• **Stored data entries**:
====
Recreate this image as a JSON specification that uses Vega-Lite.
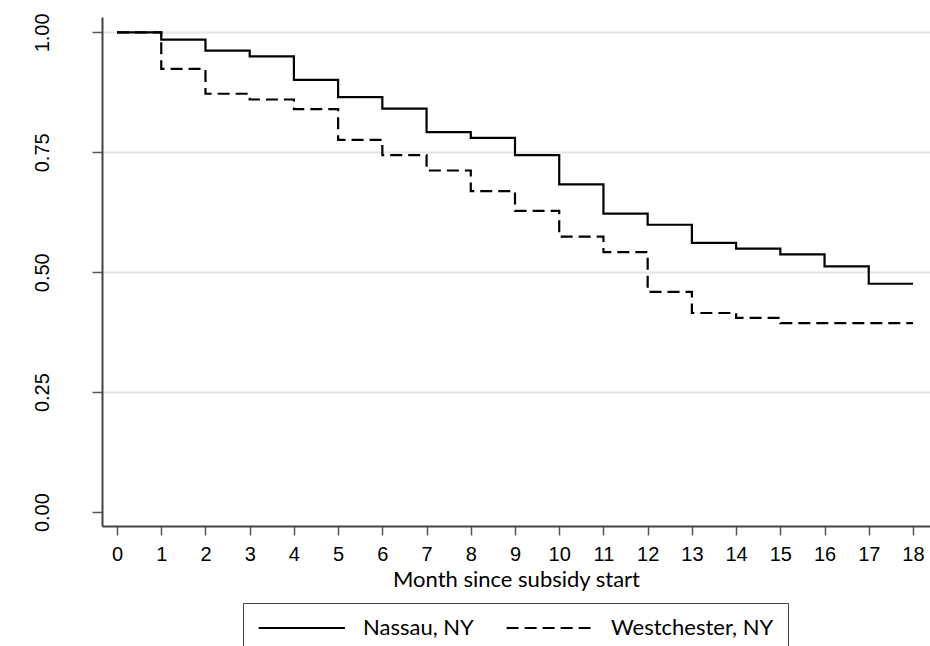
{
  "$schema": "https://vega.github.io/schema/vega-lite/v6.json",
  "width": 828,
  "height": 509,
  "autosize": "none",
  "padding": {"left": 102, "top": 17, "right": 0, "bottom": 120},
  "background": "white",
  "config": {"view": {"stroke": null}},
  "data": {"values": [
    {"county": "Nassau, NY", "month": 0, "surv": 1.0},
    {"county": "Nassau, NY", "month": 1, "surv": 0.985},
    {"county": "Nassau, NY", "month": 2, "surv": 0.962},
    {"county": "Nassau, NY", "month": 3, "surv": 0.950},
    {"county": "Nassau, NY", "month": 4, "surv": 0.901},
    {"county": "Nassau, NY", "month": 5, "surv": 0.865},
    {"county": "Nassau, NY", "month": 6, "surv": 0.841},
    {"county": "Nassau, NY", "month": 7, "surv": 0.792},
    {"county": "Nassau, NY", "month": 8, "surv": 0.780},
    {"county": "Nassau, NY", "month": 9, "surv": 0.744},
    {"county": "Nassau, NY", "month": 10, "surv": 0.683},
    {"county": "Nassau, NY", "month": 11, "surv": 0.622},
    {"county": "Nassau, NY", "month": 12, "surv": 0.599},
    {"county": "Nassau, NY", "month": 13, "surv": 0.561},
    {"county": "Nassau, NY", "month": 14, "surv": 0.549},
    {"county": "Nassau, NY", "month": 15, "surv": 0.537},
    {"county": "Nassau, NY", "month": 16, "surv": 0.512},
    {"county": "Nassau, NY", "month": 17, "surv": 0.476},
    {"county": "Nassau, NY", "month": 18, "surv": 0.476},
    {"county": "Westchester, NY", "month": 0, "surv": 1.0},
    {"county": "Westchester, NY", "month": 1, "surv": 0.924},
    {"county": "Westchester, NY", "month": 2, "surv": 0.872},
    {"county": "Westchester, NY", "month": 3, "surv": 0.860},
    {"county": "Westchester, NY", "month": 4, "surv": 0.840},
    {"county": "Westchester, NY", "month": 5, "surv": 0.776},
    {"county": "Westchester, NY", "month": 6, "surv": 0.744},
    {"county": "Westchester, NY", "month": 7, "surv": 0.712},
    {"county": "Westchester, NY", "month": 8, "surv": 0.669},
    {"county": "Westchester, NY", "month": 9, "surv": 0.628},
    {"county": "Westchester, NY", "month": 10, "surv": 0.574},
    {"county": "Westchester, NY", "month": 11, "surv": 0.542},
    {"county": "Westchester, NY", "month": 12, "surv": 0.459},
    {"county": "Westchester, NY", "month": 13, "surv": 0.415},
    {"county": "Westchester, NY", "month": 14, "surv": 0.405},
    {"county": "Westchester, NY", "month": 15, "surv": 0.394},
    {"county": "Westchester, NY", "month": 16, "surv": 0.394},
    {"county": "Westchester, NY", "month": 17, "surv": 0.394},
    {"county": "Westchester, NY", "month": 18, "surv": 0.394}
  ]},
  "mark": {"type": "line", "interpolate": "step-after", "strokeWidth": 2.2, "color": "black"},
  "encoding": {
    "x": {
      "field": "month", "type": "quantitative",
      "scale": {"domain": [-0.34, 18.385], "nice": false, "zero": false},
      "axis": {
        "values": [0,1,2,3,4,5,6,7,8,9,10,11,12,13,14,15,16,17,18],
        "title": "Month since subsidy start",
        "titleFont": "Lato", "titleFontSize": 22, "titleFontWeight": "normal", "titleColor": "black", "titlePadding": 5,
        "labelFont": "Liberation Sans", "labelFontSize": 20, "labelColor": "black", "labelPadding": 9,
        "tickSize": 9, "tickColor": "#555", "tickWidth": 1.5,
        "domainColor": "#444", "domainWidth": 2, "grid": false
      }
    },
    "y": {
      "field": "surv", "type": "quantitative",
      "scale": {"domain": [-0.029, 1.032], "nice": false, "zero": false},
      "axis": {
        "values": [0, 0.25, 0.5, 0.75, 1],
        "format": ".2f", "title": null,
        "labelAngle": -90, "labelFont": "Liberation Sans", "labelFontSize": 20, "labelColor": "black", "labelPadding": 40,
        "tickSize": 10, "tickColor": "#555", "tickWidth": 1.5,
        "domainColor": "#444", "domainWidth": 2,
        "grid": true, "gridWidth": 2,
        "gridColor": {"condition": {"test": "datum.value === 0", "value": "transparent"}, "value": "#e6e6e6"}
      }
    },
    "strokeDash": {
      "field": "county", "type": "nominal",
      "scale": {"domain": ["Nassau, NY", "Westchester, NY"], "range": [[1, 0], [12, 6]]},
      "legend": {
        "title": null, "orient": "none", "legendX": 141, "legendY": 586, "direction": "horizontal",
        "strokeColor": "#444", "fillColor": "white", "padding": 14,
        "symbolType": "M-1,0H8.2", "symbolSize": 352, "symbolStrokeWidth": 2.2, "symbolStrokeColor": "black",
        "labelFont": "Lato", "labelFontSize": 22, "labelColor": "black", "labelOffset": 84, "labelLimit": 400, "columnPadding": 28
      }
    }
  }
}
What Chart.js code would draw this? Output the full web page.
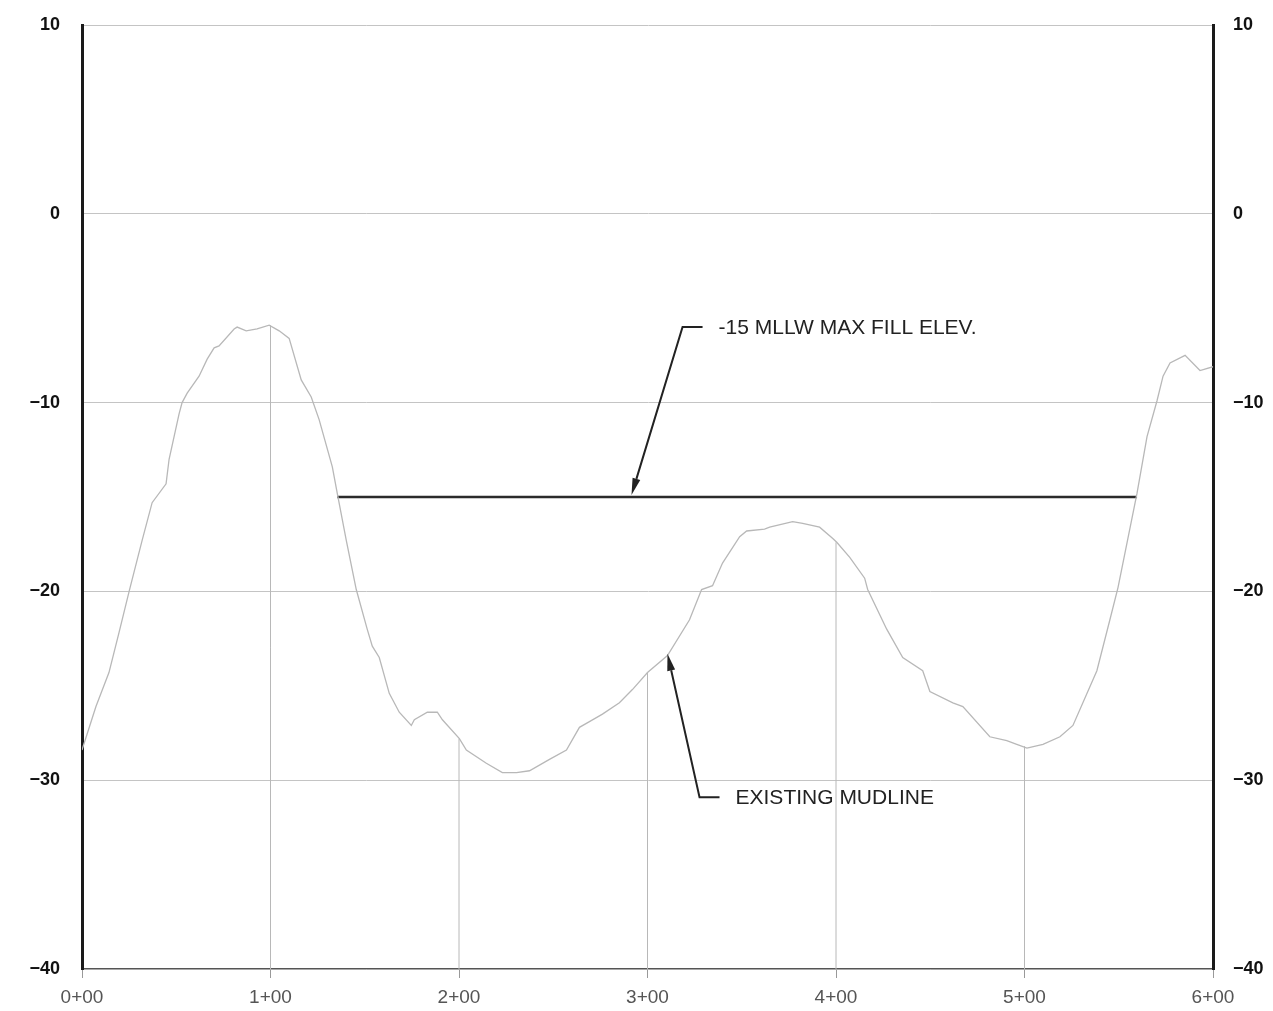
====
• **REQUEST**:
The data above should be repeated exactly, minus any pictures.

• **SOLUTION FOR THIS PROBLEM**:
Recreate this image as a JSON specification that uses Vega-Lite.
{
  "$schema": "https://vega.github.io/schema/vega-lite/v6.json",
  "width": 828,
  "height": 509,
  "autosize": "none",
  "padding": {"left": 102, "top": 17, "right": 0, "bottom": 120},
  "background": "white",
  "config": {"view": {"stroke": null}},
  "data": {"values": [
    {"county": "Nassau, NY", "month": 0, "surv": 1.0},
    {"county": "Nassau, NY", "month": 1, "surv": 0.985},
    {"county": "Nassau, NY", "month": 2, "surv": 0.962},
    {"county": "Nassau, NY", "month": 3, "surv": 0.950},
    {"county": "Nassau, NY", "month": 4, "surv": 0.901},
    {"county": "Nassau, NY", "month": 5, "surv": 0.865},
    {"county": "Nassau, NY", "month": 6, "surv": 0.841},
    {"county": "Nassau, NY", "month": 7, "surv": 0.792},
    {"county": "Nassau, NY", "month": 8, "surv": 0.780},
    {"county": "Nassau, NY", "month": 9, "surv": 0.744},
    {"county": "Nassau, NY", "month": 10, "surv": 0.683},
    {"county": "Nassau, NY", "month": 11, "surv": 0.622},
    {"county": "Nassau, NY", "month": 12, "surv": 0.599},
    {"county": "Nassau, NY", "month": 13, "surv": 0.561},
    {"county": "Nassau, NY", "month": 14, "surv": 0.549},
    {"county": "Nassau, NY", "month": 15, "surv": 0.537},
    {"county": "Nassau, NY", "month": 16, "surv": 0.512},
    {"county": "Nassau, NY", "month": 17, "surv": 0.476},
    {"county": "Nassau, NY", "month": 18, "surv": 0.476},
    {"county": "Westchester, NY", "month": 0, "surv": 1.0},
    {"county": "Westchester, NY", "month": 1, "surv": 0.924},
    {"county": "Westchester, NY", "month": 2, "surv": 0.872},
    {"county": "Westchester, NY", "month": 3, "surv": 0.860},
    {"county": "Westchester, NY", "month": 4, "surv": 0.840},
    {"county": "Westchester, NY", "month": 5, "surv": 0.776},
    {"county": "Westchester, NY", "month": 6, "surv": 0.744},
    {"county": "Westchester, NY", "month": 7, "surv": 0.712},
    {"county": "Westchester, NY", "month": 8, "surv": 0.669},
    {"county": "Westchester, NY", "month": 9, "surv": 0.628},
    {"county": "Westchester, NY", "month": 10, "surv": 0.574},
    {"county": "Westchester, NY", "month": 11, "surv": 0.542},
    {"county": "Westchester, NY", "month": 12, "surv": 0.459},
    {"county": "Westchester, NY", "month": 13, "surv": 0.415},
    {"county": "Westchester, NY", "month": 14, "surv": 0.405},
    {"county": "Westchester, NY", "month": 15, "surv": 0.394},
    {"county": "Westchester, NY", "month": 16, "surv": 0.394},
    {"county": "Westchester, NY", "month": 17, "surv": 0.394},
    {"county": "Westchester, NY", "month": 18, "surv": 0.394}
  ]},
  "mark": {"type": "line", "interpolate": "step-after", "strokeWidth": 2.2, "color": "black"},
  "encoding": {
    "x": {
      "field": "month", "type": "quantitative",
      "scale": {"domain": [-0.34, 18.385], "nice": false, "zero": false},
      "axis": {
        "values": [0,1,2,3,4,5,6,7,8,9,10,11,12,13,14,15,16,17,18],
        "title": "Month since subsidy start",
        "titleFont": "Lato", "titleFontSize": 22, "titleFontWeight": "normal", "titleColor": "black", "titlePadding": 5,
        "labelFont": "Liberation Sans", "labelFontSize": 20, "labelColor": "black", "labelPadding": 9,
        "tickSize": 9, "tickColor": "#555", "tickWidth": 1.5,
        "domainColor": "#444", "domainWidth": 2, "grid": false
      }
    },
    "y": {
      "field": "surv", "type": "quantitative",
      "scale": {"domain": [-0.029, 1.032], "nice": false, "zero": false},
      "axis": {
        "values": [0, 0.25, 0.5, 0.75, 1],
        "format": ".2f", "title": null,
        "labelAngle": -90, "labelFont": "Liberation Sans", "labelFontSize": 20, "labelColor": "black", "labelPadding": 40,
        "tickSize": 10, "tickColor": "#555", "tickWidth": 1.5,
        "domainColor": "#444", "domainWidth": 2,
        "grid": true, "gridWidth": 2,
        "gridColor": {"condition": {"test": "datum.value === 0", "value": "transparent"}, "value": "#e6e6e6"}
      }
    },
    "strokeDash": {
      "field": "county", "type": "nominal",
      "scale": {"domain": ["Nassau, NY", "Westchester, NY"], "range": [[1, 0], [12, 6]]},
      "legend": {
        "title": null, "orient": "none", "legendX": 141, "legendY": 586, "direction": "horizontal",
        "strokeColor": "#444", "fillColor": "white", "padding": 14,
        "symbolType": "M-1,0H8.2", "symbolSize": 352, "symbolStrokeWidth": 2.2, "symbolStrokeColor": "black",
        "labelFont": "Lato", "labelFontSize": 22, "labelColor": "black", "labelOffset": 84, "labelLimit": 400, "columnPadding": 28
      }
    }
  }
}
What Chart.js code would draw this? Output the full web page.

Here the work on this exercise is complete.